Wednesday, January 14, 2015

A.M. Kitco Metals Roundup: Gold Firms Following Downbeat U.S. Retail Sales Report

Wednesday January 14, 2015 8:40 AM
(Kitco News) - Gold prices are moderately higher in early U.S. trading Wednesday, pushing to the daily high in the wake of a downbeat U.S. economic report. In overnight trading the yellow metal saw some mild profit taking and chart consolidation after prices Tuesday hit an 11-week high. February Comex gold was last up $3.70 at $1,238.00 an ounce. Spot gold was last up $7.40 at $1,238.75. March Comex silver last traded down $0.276 at $16.875 an ounce.
U.S. advance retail sales came in at down 0.9% in December. That “miss” to the downside boosted gold prices, U.S. Treasury prices and pressured the U.S. stock indexes. Retail sales were expected to have risen by 0.1% in December.
European stock markets and U.S. stock indexes are under pressure Wednesday, amid a “risk-off” trader and investor mentality, due to world economic growth worries. Such is limiting the downside price pressure in safe-haven gold. Late Tuesday the World Bank released its global economic outlook and said overall world growth would be 3% this year, up from 2.6% in 2014. However, the World Bank cut its 2015 forecast, which had earlier called for 3.4% world economic growth.
European stock markets were also pressured by a court ruling that ostensibly approved the quantitative easing move the European Central Bank will likely announce soon. However, selling pressure in European stocks was limited by an upbeat report on Euro zone industrial output released Wednesday.
In another worrisome development on the deflation front, copper prices fell to a 5.5-year low overnight. Copper futures prices this week have plunged. The fact this major industrial metal is in a free fall, along with crude oil prices, does not at all bode well for the raw commodity sector bulls—at least for the near term. Grain futures prices are also eroding this week.
Another U.S. Federal Reserve official said Tuesday it would be a bad idea for the Fed to raise interest rates in 2015. Minneapolis Fed president Narayana Kocherlakota said a U.S. rate hike would impede the U.S. jobs market recovery.

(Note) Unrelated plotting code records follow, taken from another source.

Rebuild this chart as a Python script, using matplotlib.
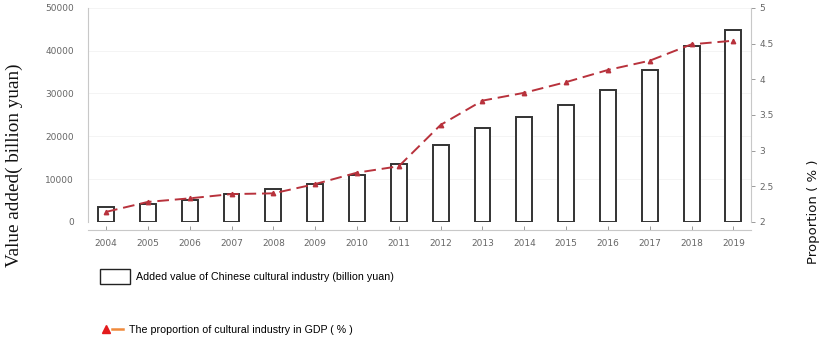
import numpy as np
import matplotlib
matplotlib.use("Agg")
import matplotlib.pyplot as plt
from matplotlib.patches import Patch
from matplotlib.lines import Line2D
from matplotlib.legend_handler import HandlerTuple

# values
years = [str(y) for y in range(2004, 2020)]
added_value = [3440, 4216, 5123, 6455, 7630, 8786, 11052, 13479,
               18071, 21870, 24538, 27235, 30785, 35462, 41171, 44800]
proportion = [2.14, 2.28, 2.33, 2.39, 2.40, 2.53, 2.69, 2.78,
              3.36, 3.70, 3.81, 3.96, 4.13, 4.26, 4.49, 4.54]

grey = "#8a8a8a"
line_red = "#b8323c"

fig = plt.figure(figsize=(8.23, 3.44), dpi=100)
ax = fig.add_axes([0.107, 0.355, 0.806, 0.622])
ax2 = ax.twinx()

x = np.arange(len(years))
ax.bar(x, added_value, width=0.38, facecolor="white", edgecolor="#333333",
       linewidth=1.4, zorder=2)
ax2.plot(x, proportion, color=line_red, linestyle=(0, (6, 3)), linewidth=1.4,
         marker="^", markersize=3.2, zorder=3)

ax.set_xlim(-0.43, 15.43)
ax.set_ylim(0, 50000)
ax.set_yticks(np.arange(0, 50001, 10000))
ax.set_xticks(x)
ax.set_xticklabels(years)
ax2.set_ylim(2, 5)
ax2.set_yticks([2, 2.5, 3, 3.5, 4, 4.5, 5])
ax2.set_yticklabels(["2", "2.5", "3", "3.5", "4", "4.5", "5"])

ax.grid(axis="y", color="#f2f2f2", linewidth=0.6, zorder=0)
ax.set_axisbelow(True)

for a in (ax, ax2):
    a.spines["top"].set_visible(False)
    a.tick_params(colors=grey, labelsize=6.5, length=3, width=0.6)
    for sp in a.spines.values():
        sp.set_color("#c8c8c8")
        sp.set_linewidth(0.8)

ax.spines["right"].set_visible(False)
ax2.spines["left"].set_visible(False)
ax2.spines["bottom"].set_visible(False)
ax.spines["bottom"].set_position(("outward", 6))
ax.tick_params(axis="x", direction="in", length=3, pad=6)
ax.tick_params(axis="y", length=0, pad=10)
ax2.tick_params(axis="y", length=3, pad=3)
for lab in ax.get_xticklabels() + ax.get_yticklabels() + ax2.get_yticklabels():
    lab.set_color("#666666")

# axis titles sit lower than the axes centre in the reference
fig.text(0.017, 0.52, "Value added( billion yuan)", family="Liberation Serif",
         fontsize=13.8, rotation=90, ha="center", va="center", color="#111111")
fig.text(0.988, 0.385, "Proportion ( % )", family="DejaVu Sans",
         fontsize=9.5, rotation=90, ha="center", va="center", color="#111111")

# legend rows below the plot
h1 = Patch(facecolor="white", edgecolor="#222222", linewidth=1.0)
fig.legend([h1], ["Added value of Chinese cultural industry (billion yuan)"],
           loc="center left", bbox_to_anchor=(0.121, 0.195), frameon=False,
           handlelength=2.8, handleheight=1.8, handletextpad=0.6,
           borderaxespad=0, borderpad=0,
           prop={"family": "Liberation Sans", "size": 7.7})
tri = Line2D([], [], color="#e31a1c", marker="^", markersize=5.5, linestyle="none")
ln = Line2D([], [], color="#f08a3c", linewidth=1.8)
fig.legend([(tri, ln)], ["The proportion of cultural industry in GDP ( % )"],
           handler_map={tuple: HandlerTuple(ndivide=None, pad=0)},
           loc="center left", bbox_to_anchor=(0.122, 0.042), frameon=False,
           handlelength=2.1, handletextpad=0.6,
           borderaxespad=0, borderpad=0,
           prop={"family": "Liberation Sans", "size": 7.7})

fig.savefig("out.png", dpi=100)
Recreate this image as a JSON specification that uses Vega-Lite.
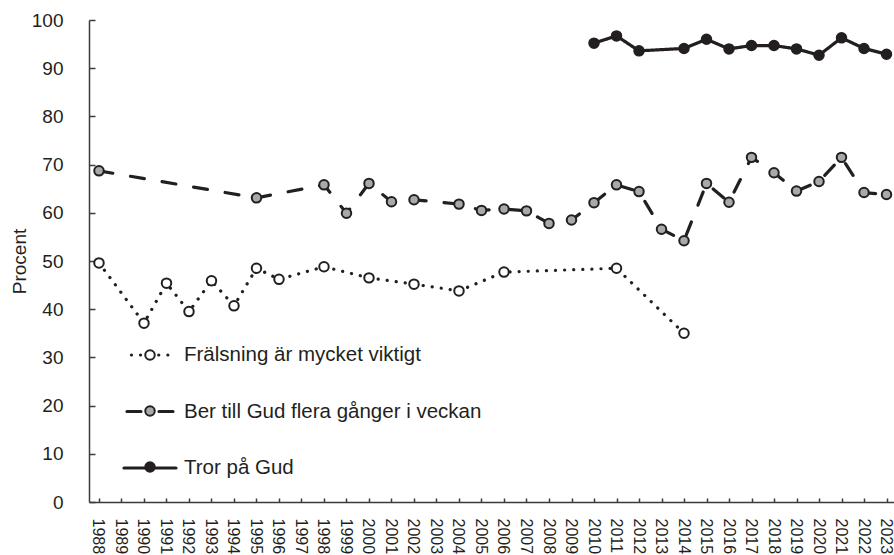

Crude oil prices are near steady early Wednesday, after falling to a nearly six-year low on Tuesday, at $44.20 a barrel basis February Nymex futures. The downdraft in crude oil has been unsettling to much of the market place, including the stock markets. The other key “outside market” on Wednesday finds the U.S. dollar index slightly lower but still not far below last week’s 10-year high.
The next major data point coming into focus for traders and investors is the January 22 meeting of the European Central Bank. The specter of price deflation and rhetoric coming from ECB officials suggest the central bank will soon initiate monetary stimulus in the forming of quantitative easing.
U.S. economic data out Wednesday includes the weekly MBA mortage applications survey, import and export price indexes, retail sales, manufacturing and trade inventories and sales, the weekly DOE liquid energy stock report, and the Federal Reserve’s beige book.
(Note: Follow me on Twitter--@jimwyckoff--for breaking market news.)
Wyckoff’s Daily Risk Rating: 6.0 (Market risk perceptions have up-ticked a bit due to the plunge in crude oil prices, and with attention still on troubles in the European Union.
(Wyckoff’s Daily Risk Rating is your way to quickly gauge investor risk appetite in the world market place each day. Each day I assess the “risk-on” or “risk-off” trader mentality in the market place with a numerical reading of 1 to 10, with 1 being least risk-averse (most risk-on) and 10 being the most risk-averse (risk-off), and 5 being neutral.
The London A.M. gold fixing is $1,228.75 versus the previous P.M. fixing of $1,231.50.
Technically, gold bulls have the slight overall near-term technical advantage as prices hit an 11-week high Tuesday. The gold bulls’ next upside ear-term price breakout objective is to produce a close above solid technical resistance at the October high of $1,256.20. Bears' next near-term downside price breakout objective is closing prices below solid technical support at $1,200.00. First resistance is seen at $1,239.00 and then at Tuesday’s high of $1,244.50. First support is seen at the overnight low of $1,224.90 and then at $1,220.00.
March silver futures bears have the slight overall near-term technical advantage. However, prices hit a four-week high Tuesday and the bulls have gained a bit of upside momentum. Silver bulls’ next upside price breakout objective is closing prices above solid technical resistance at the December high of $17.355 an ounce. The next downside price breakout objective for the bears is closing prices below solid support at the January low of $15.51. First resistance is seen at the overnight high of $17.095 and then at Tuesday’s high of $17.215. Next support is seen at the overnight low of $16.56 and then at this week’s low of $16.43.